Autonomous Marrow is a fairly new project that is still a work in progress. It addresses the idea of gender identity and its correlation to sexuality. But, specifically it looks at the transgender experience.
With this work, I aim to dispel any notion of the social construct that dictates how we perceive sexuality.
The sexuality spectrum is broad, as is the gender spectrum.
Doing this series I have been fortunate enough to hear and learn about being trans from some of the broadest minds I’ve ever met.
They have taught me how to fight for ones-self and will stop at nothing to be who they are.
One thing is blatantly clear to me since starting the project is how much more I have to learn beyond the social fabrication of both heterosexuality and being gay.
There is an incredibly raw, but beautiful nature to the photography – what did you want to capture?
The subjects in my images and the questions being addressed in my work are so raw in nature, unedited and in your face, it only seems fitting that the images feel just as raw and powerful.
There is always a fine line between creating an image that posses a sense of intimacy, rawness, grittiness, yet still maintains its sense of beauty and softness.
I tend to lean into this style of image making, and although it is a style that I’ve developed over time I find that it evokes an emotion that creates a feeling and raises questions.

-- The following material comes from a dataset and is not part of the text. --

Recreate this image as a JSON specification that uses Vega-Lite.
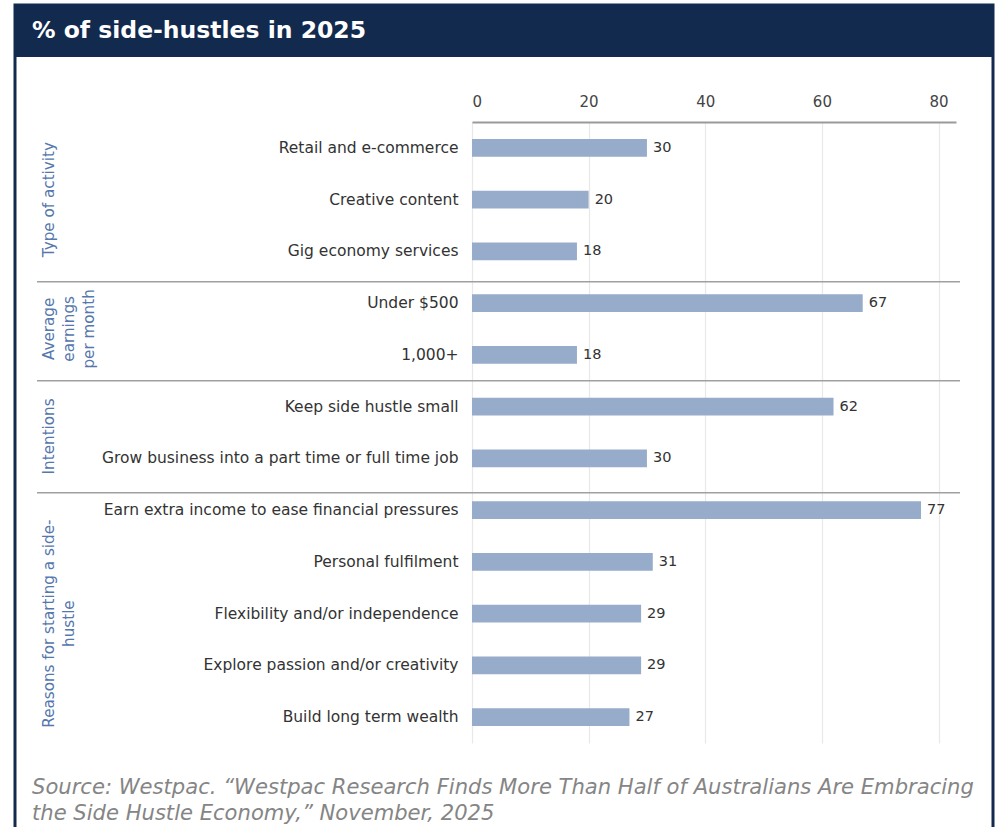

Whether it is the feeling of anger, sadness or hope, the idea is to make the viewer feel enough to ask a deliberate question, even if just to themselves.
You’re becoming well known for your photography that explores trans and gender fluid people. Why is that an important part of your art?
Although I never intended to become known for any specific kind of work, I’ve always been interested in gender identity.
Whether it was my own, my mothers, or the other women and men around me – gender roles and identities played a huge role in my life and the way I grew up.
At a certain point, when you’re thinking about an idea for a long time, and you are doing a lot of different work and trying to sort of find yourself and your artistic voice, a light goes off somewhere and something just clicks.
That is what it felt like when I started exploring trans identities.
Despite the fact I identify as a cisgender woman – I also very much identify with my masculinity. But escpecially with the idea of fighting for who I am.
That’s the way I relate to the trans experience. And it’s a way that probably most people would if they just took a moment to listen to trans people.
What was it about the model Ericka Hart that drew you to photograph them?
Ericka Hart and I have mutual friends, and it just so happened that she and her partner were willing to pose for me! I was most humbled by their interest, and it turned out to be way too much fun.
Ericka and her partner Ebony are both spectacular people. They stand for all things strong and are both fighters in every sense.
I knew that both of them would add great depth to this body of work.
Not just because of who they are but because of what they stand for.